Honestly I just sometimes feel this need to counter this idea that the US no matter how banged up it gets or how much territory it loses will always be this big strong nation that'll settle the score down the line. It's entirely possible that if McClennan surrenders that he's unable to effectively repair the nation and leaves the presidency with the nation barely recovering and a mess of a political landscape for the next guy to try and fix up.Also true! The US came dangerously close to doing so more than once, the Civil War merely being a prime example of how there was an unstable political balance that knocked the US on its heels between 1861 and (arguably) 1876 forcing it to focus inwards and see quite a bit of political dysfunction despite the moral triumph of freeing the slaves and building the transcontinental-railroad.
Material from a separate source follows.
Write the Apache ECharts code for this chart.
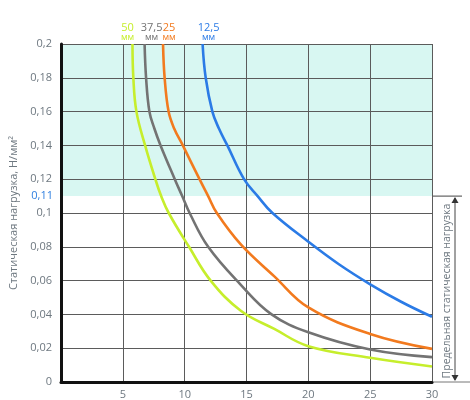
<!DOCTYPE html>
<html>
<head>
<meta charset="utf-8">
<script src="https://cdn.jsdelivr.net/npm/echarts@6/dist/echarts.min.js"></script>
<style>
  html, body { margin: 0; padding: 0; background: #fff; }
  #chart { width: 470px; height: 400px; }
</style>
</head>
<body>
<div id="chart"></div>
<script>
// данные кривых: [пролёт, нагрузка]
const names = ['50', '37,5', '25', '12,5'];
const colors = ['#c6ee2c', '#737373', '#f27a1e', '#2b7be6'];
const curve50 = [[5.78, 0.2], [5.85, 0.18], [6.1, 0.16], [6.8, 0.14], [7.63, 0.12], [8.1, 0.11], [8.71, 0.1], [10.35, 0.08], [12.1, 0.06], [14.54, 0.0422], [17.25, 0.0314], [20, 0.0212], [25, 0.0143], [30, 0.0092]];
const curve375 = [[6.76, 0.2], [6.88, 0.18], [7.15, 0.16], [7.55, 0.15], [8.05, 0.14], [9.2, 0.12], [9.8, 0.11], [10.4, 0.1], [11.9, 0.08], [14.54, 0.0575], [17.0, 0.0402], [20, 0.0294], [25, 0.0192], [30, 0.0147]];
const curve25 = [[8.25, 0.2], [8.38, 0.18], [8.7, 0.16], [9.15, 0.15], [9.85, 0.14], [11.2, 0.12], [11.9, 0.11], [12.6, 0.1], [14.54, 0.0814], [17.25, 0.0625], [20, 0.0441], [25, 0.0284], [30, 0.0196]];
const curve125 = [[11.45, 0.2], [11.7, 0.18], [12.24, 0.16], [12.77, 0.15], [13.45, 0.14], [14.8, 0.12], [15.9, 0.11], [17.1, 0.1], [20, 0.083], [22.5, 0.0695], [25, 0.0578], [27.5, 0.0475], [30, 0.0386]];
const curves = [curve50, curve375, curve25, curve125];
const labelOffsets = [[-5, 0], [7, 0], [6, 0], [6, 0]]; // сдвиг подписей над кривыми
const limitLoad = 0.11; // предельная статическая нагрузка
const xMax = 30, yMax = 0.2;

const font = 'Open Sans';
const gray = '#6e7880';

let chart = echarts.init(document.getElementById('chart'));

let series = curves.map((c, i) => ({
    type: 'line',
    name: names[i],
    smooth: 0.4,
    showSymbol: true,
    symbol: 'circle',
    symbolSize: 0,
    itemStyle: { color: colors[i] },
    lineStyle: { color: colors[i], width: 2.6 },
    z: 10,
    data: c.map((p, j) => j === 0 ? {
        value: p,
        symbolSize: 0.1,
        label: {
            show: true,
            position: 'top',
            distance: 3,
            offset: labelOffsets[i],
            formatter: '{n|' + names[i] + '}\n{u|мм}',
            rich: {
                n: { fontFamily: font, fontSize: 11, color: colors[i], lineHeight: 10, align: 'center' },
                u: { fontFamily: font, fontSize: 9, color: colors[i], lineHeight: 8, align: 'center' }
            }
        }
    } : p)
}));

// голубая зона и подпись 0,11
series.unshift({
    type: 'line',
    data: [],
    z: 1,
    silent: true,
    markArea: {
        silent: true,
        itemStyle: { color: '#d8f7f2' },
        data: [[{ yAxis: limitLoad }, { yAxis: yMax }]]
    },
    markLine: {
        silent: true,
        symbol: 'none',
        lineStyle: { color: 'rgba(0,0,0,0)', width: 0 },
        label: {
            position: 'start',
            distance: 8,
            formatter: '0,11',
            color: '#2f7fe0',
            fontFamily: font,
            fontSize: 11
        },
        data: [{ yAxis: limitLoad }]
    }
});

chart.setOption({
    animation: false,
    grid: { left: 61, right: 38, top: 44, bottom: 16 },
    xAxis: {
        type: 'value',
        z: 5,
        min: 0,
        max: xMax,
        interval: 5,
        axisLine: { lineStyle: { color: '#111', width: 3 } },
        axisTick: { show: false },
        splitLine: { lineStyle: { color: '#5b5b5b', width: 1 } },
        axisLabel: {
            color: gray, fontFamily: font, fontSize: 11, margin: 7,
            formatter: v => v === 0 ? '' : String(v)
        }
    },
    yAxis: {
        type: 'value',
        z: 5,
        min: 0,
        max: yMax,
        interval: 0.02,
        name: 'Статическая нагрузка, Н/мм²',
        nameLocation: 'middle',
        nameRotate: 90,
        nameGap: 37,
        nameTextStyle: { color: gray, fontFamily: font, fontSize: 11 },
        axisLine: { show: true, lineStyle: { color: '#111', width: 3 } },
        axisTick: { show: false },
        splitLine: { lineStyle: { color: '#5b5b5b', width: 1 } },
        axisLabel: {
            color: gray, fontFamily: font, fontSize: 11, margin: 9,
            formatter: v => String(+v.toFixed(2)).replace('.', ',')
        }
    },
    series: series
});

// выноска справа: предельная нагрузка
let pTop = chart.convertToPixel({ gridIndex: 0 }, [xMax, limitLoad]);
let pBot = chart.convertToPixel({ gridIndex: 0 }, [xMax, 0]);
let ax = pTop[0] + 23;
chart.setOption({
    graphic: [
        { type: 'line', shape: { x1: pTop[0], y1: pTop[1], x2: pTop[0] + 30, y2: pTop[1] }, style: { stroke: '#444', lineWidth: 1 } },
        { type: 'line', shape: { x1: pBot[0], y1: pBot[1], x2: 470, y2: pBot[1] }, style: { stroke: '#777', lineWidth: 1 } },
        { type: 'line', shape: { x1: ax, y1: pTop[1] + 2, x2: ax, y2: pBot[1] - 2 }, style: { stroke: '#444', lineWidth: 1 } },
        { type: 'polygon', shape: { points: [[ax, pTop[1] + 1], [ax - 3.5, pTop[1] + 7], [ax + 3.5, pTop[1] + 7]] }, style: { fill: '#333' } },
        { type: 'polygon', shape: { points: [[ax, pBot[1] - 1], [ax - 3.5, pBot[1] - 7], [ax + 3.5, pBot[1] - 7]] }, style: { fill: '#333' } },
        {
            type: 'text',
            x: pTop[0] + 15,
            y: (pTop[1] + pBot[1]) / 2 + 2,
            rotation: Math.PI / 2,
            style: {
                text: 'Предельная статическая нагрузка',
                fill: gray,
                font: '10.5px "Open Sans"',
                textAlign: 'center',
                textVerticalAlign: 'middle'
            }
        }
    ]
});
</script>
</body>
</html>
The bitter feelings of a lost civil war (or even an uneven treaty) can have some less than salutary effects on a nation. There's a reason that in WiF the post-war period is known as "The Era of Hard Feelings" as opposed to the post 1815 "Era of Good Feelings" which defined the lead up to the sectional crisis.
A worse possibility is an embittered Union soldier catches him in the wrong place and the wrong time and assassinates him leaving the nation completely rudderless in the wake of this disastrous war.
America certainly has it's share of little Napoleon's who are willing to use that kind of chaos to advance themselves and their power and prestige at the cost of their nation.